Let’s begin with pregnancy. The only reason pregnancy represents a problem for employed women is because the ideal-worker norm is designed around someone with a man’s body (no time off for childbearing) and men’s traditional life patterns (no time off for child rearing or other care work). Once again, the issue is not whether men and women are really different; the issue is why this particular difference matters in this context. As Martha Minow pointed out long ago, men are as different from women as women are from men. What gives women’s difference salience in the workplace is the weight of unstated masculine norms. (p. 129)
“The ideal-worker standard and norm of work devotion push mothers to the margins of economic life. And a society that marginalizes its mothers impoverishes its children. That is why the paradigmatic poor family in the United States is a single mother and her child.” (p. 103) Emphasis added.
Williams does a great job of breaking down the differences between classes and explaining the need to bridge those gaps and rebuild an alliance between progressives and “the Missing Middle.”
“The most refined fuel for class resentments is the culture of casual insults leveled by progressives toward the white working class. Changing U.S. politics will require an embargo on such insults.” (p. 152)
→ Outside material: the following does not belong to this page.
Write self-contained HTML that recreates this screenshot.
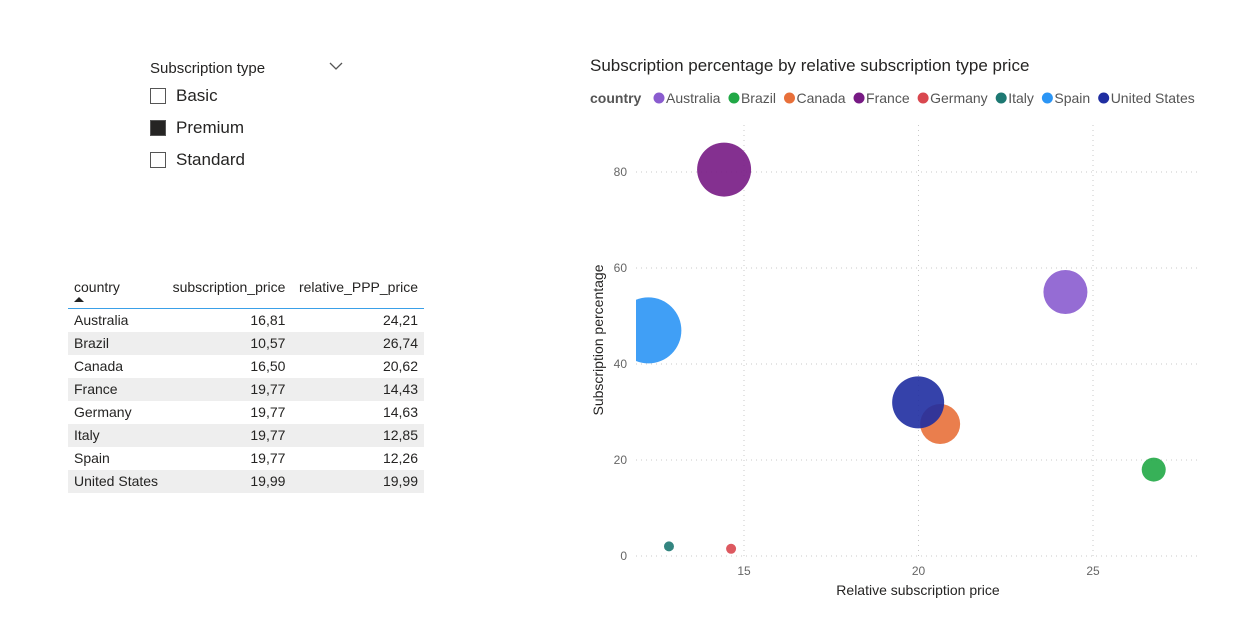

“As Theda Skocpol pointed out nearly a decade ago, progressives tend to focus so intently on poverty that they miss Americans in the middle of the income distribution. Skocpol finds it ‘puzzling’ that ‘our policy debates deal so little with the fate of working families of modest means.’ She recommended ‘a new family-oriented populism’ that offers supoprt for working families on the type that exists in Europe, namely, universal programs, rather than means-tested programs that are limited to the poor. Her analysis has been largely ignored.” (p. 161)
Maybe it’s time to stop ignoring this.
Williams challenges cultural fantasies about feminism (especially Sarah Palin‘s version of it — the five pages she spends deconstructing Palin alone is worth the price of the book), and she says she wants to start a national conversation about gender issues.
A conversation.
Is that enough? Who participates? Then what?